Dark matter occurs in the universe about five times as frequently as normal, visible matter. But how can this be proven? Worldwide, more than 20 experiments have followed the trail of dark matter – so far without concrete results. According to its own statements, only the DAMA/LIBRA research network has so far observed signals of dark matter.

Other experiments have not yet been able to confirm the results of DAMA. With the COSINUS project, the scientists are making a new attempt to verify the measurement results obtained by DAMA/LIBRA.

Karoline Schäffner explains the idea behind the experimental setup: “COSINUS uses the same detector material as DAMA/LIBRA – sodium iodide – but combines it with another detection method. With this new mix of material and methods, we hope to verify the controversial DAMA/LIBRA signals”.

After her studies at the University of Applied Sciences in Munich, Schäffner earned her doctorate at the MPI for Physics. She then worked as a postdoctoral researcher at INFN-LNGS and GSSI. There she received a research grant of € 280,000 in start-up funding for development of the COSINUS project, which she subsequently led. The project is expected to start in 2021.

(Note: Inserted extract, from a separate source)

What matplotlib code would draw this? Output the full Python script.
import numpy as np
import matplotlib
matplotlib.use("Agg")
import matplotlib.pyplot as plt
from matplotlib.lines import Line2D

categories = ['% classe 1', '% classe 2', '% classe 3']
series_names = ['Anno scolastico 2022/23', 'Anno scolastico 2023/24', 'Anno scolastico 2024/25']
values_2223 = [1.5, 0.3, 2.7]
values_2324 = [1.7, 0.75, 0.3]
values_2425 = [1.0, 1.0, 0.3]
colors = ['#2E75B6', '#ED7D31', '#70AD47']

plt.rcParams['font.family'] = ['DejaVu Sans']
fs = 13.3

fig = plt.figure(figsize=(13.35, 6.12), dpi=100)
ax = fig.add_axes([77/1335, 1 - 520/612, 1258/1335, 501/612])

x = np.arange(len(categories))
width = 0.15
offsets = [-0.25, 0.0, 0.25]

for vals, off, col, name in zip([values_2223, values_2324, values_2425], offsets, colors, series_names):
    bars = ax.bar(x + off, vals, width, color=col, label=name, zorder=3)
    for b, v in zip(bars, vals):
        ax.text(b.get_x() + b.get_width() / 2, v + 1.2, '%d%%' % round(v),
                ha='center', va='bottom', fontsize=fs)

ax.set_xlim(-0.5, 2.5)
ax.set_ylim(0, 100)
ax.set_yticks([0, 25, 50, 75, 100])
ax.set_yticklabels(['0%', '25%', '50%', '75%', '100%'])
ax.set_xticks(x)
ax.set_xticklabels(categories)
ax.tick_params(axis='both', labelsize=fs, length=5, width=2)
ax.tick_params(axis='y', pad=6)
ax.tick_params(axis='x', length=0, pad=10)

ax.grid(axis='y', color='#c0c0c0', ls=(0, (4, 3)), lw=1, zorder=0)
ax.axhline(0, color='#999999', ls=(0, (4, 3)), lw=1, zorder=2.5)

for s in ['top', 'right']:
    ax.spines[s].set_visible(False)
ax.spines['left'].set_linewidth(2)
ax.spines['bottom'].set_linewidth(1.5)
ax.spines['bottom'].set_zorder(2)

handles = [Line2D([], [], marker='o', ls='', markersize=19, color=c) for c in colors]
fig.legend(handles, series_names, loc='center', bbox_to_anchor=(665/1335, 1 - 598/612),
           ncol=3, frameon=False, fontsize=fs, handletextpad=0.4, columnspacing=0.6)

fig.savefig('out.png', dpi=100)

New experimental design: How COSINUS works

In the search for the hypothetical dark matter particles, there are different approaches and methods. Many experiments (e.g. those conducted by CRESST) search directly for possible traces left behind by particles of dark matter when they encounter the atomic nuclei of normal visible matter.

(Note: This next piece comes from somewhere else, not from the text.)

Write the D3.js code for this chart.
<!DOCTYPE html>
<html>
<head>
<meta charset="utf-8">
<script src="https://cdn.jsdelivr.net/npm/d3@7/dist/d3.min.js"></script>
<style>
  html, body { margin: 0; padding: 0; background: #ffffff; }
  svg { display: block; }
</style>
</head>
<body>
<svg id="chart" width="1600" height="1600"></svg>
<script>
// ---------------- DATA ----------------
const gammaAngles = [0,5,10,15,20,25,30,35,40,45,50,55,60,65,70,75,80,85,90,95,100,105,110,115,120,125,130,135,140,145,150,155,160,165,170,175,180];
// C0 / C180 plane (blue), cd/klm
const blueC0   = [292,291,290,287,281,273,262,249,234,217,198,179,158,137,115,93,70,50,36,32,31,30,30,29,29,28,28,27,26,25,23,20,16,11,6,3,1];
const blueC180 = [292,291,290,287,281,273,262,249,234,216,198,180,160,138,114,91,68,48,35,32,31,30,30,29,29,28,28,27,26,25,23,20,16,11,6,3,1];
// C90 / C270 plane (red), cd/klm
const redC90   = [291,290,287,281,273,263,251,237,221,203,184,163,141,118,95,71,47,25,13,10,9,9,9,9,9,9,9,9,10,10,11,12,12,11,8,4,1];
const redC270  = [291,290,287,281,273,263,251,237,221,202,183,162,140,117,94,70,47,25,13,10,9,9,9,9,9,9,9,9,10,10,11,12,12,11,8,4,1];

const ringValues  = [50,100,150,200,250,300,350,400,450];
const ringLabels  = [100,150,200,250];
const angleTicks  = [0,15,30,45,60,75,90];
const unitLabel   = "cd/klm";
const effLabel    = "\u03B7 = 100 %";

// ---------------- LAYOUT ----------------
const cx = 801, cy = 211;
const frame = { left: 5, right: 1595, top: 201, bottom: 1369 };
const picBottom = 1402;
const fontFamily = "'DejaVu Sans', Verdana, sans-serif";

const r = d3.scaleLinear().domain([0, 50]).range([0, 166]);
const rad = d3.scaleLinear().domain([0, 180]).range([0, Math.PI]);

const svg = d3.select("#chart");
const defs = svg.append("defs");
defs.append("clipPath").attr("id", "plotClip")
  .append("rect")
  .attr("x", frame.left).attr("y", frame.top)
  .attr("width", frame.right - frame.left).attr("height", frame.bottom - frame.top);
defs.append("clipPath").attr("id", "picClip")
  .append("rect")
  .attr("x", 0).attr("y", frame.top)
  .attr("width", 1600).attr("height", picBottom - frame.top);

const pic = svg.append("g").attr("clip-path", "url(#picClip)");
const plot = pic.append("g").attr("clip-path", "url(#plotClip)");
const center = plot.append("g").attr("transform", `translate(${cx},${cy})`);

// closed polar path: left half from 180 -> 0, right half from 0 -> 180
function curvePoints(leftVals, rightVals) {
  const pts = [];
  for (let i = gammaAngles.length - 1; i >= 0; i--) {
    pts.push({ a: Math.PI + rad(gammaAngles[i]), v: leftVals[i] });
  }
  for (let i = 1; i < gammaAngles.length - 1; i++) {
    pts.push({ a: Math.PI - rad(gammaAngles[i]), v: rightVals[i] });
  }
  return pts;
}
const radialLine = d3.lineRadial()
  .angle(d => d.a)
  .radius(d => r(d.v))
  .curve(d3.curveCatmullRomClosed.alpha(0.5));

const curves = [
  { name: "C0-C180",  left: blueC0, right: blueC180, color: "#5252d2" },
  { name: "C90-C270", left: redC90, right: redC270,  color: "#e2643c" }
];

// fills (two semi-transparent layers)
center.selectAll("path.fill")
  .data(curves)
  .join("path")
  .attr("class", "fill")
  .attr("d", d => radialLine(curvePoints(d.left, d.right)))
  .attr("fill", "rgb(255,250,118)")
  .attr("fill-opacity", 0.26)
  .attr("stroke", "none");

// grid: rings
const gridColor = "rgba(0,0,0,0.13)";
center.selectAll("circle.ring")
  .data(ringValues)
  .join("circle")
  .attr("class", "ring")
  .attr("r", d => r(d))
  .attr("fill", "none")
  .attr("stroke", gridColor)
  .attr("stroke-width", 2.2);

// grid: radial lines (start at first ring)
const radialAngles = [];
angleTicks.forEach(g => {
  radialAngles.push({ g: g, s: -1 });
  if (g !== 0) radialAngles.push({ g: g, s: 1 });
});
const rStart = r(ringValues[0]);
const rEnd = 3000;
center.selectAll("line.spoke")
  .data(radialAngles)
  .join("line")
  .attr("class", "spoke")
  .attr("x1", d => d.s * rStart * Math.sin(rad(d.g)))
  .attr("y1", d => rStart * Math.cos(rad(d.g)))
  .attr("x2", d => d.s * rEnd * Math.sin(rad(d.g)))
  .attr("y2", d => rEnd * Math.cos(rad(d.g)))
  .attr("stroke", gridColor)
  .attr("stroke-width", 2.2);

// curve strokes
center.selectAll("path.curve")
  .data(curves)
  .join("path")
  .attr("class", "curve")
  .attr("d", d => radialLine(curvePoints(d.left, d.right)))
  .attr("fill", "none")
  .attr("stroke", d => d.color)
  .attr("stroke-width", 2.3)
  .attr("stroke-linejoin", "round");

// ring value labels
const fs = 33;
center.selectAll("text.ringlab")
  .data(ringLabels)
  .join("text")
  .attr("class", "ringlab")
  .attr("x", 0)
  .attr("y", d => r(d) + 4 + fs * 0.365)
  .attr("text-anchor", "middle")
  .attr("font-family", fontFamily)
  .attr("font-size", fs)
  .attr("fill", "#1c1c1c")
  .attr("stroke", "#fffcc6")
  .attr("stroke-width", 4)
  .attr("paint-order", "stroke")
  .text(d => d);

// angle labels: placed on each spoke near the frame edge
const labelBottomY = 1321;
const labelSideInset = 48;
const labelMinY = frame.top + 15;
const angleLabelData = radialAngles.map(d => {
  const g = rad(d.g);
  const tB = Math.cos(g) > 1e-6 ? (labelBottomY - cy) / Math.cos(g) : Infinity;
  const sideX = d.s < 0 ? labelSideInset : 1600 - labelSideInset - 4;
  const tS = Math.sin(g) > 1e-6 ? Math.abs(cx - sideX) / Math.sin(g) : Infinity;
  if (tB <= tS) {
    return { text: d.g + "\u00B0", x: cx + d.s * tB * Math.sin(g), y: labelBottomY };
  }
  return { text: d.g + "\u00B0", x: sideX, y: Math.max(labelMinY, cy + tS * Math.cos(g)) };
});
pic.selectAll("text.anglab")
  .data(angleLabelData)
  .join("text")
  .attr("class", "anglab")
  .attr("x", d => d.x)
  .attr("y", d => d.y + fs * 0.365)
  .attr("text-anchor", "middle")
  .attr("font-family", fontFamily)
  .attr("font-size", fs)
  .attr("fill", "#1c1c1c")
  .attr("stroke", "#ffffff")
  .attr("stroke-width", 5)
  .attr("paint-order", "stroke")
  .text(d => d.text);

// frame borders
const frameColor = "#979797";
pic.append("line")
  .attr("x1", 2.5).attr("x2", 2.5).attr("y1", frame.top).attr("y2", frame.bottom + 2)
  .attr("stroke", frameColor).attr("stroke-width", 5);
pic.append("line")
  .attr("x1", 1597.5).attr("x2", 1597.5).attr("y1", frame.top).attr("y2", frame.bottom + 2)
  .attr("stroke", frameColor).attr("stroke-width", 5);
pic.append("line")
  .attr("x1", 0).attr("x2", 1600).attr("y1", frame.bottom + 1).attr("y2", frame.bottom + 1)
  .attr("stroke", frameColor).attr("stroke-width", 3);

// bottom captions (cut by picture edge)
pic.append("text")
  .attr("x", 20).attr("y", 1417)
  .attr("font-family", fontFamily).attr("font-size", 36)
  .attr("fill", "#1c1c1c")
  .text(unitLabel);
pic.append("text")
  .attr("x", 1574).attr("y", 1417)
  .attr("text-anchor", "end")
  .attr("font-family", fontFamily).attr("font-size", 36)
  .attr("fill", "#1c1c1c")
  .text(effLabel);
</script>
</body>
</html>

This also includes the DAMA/LIBRA experiment, which uses detectors made of sodium iodide. Thanks to its large detector mass (250 kg), it can detect another characteristic of dark matter particles, which is a seasonal variation in the signals observed.

“Over the course of a year, our earth orbits around the sun, which in, turn moves, on its orbit around the center of the Milky Way”, explains Schäffner. “It also crosses the Dark Matter Halo, which surrounds our galaxy like a swarm of mosquitoes. Depending on the position in the orbit, the Earth is hit sometimes more and sometimes less by dark matter particles.” DAMA/LIBRA has been observing these fluctuations for over 20 years.

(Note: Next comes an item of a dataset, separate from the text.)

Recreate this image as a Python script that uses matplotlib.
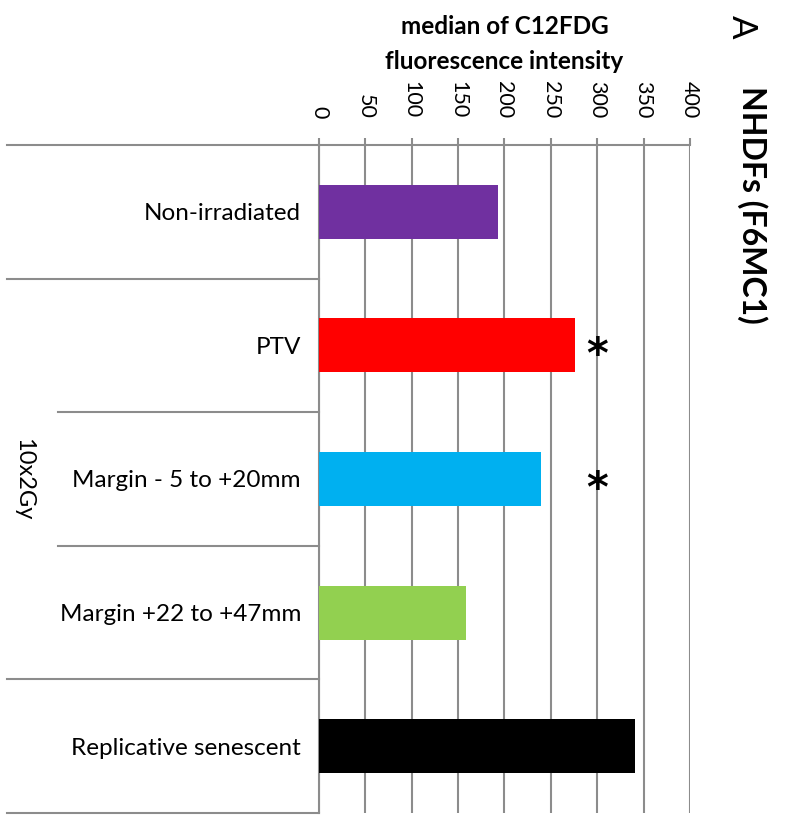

In the experiment, these signals are recorded using sodium iodide crystals, a material that produces short flashes of light during particle interactions. “COSINUS also makes use of this property”, says Schäffner. “However, we’re adding another detection channel: in addition to the light flashes, we also want to measure the minute temperature changes that occur when dark matter particles collide with atomic nuclei in the material”.

Schäffner’s research team is using a proven cryogenic technology that has been developed for the CRESST experiment at the MPI for Physics over the last 20 years.

“With my return to the MPI for Physics, I am completing the circle: During my doctoral studies, I worked on the development of cryogenic detectors for the CRESST project , says Schäffner. “This was the impetus for the application of this detector technology with sodium iodide crystals, which we will now realize with COSINUS”.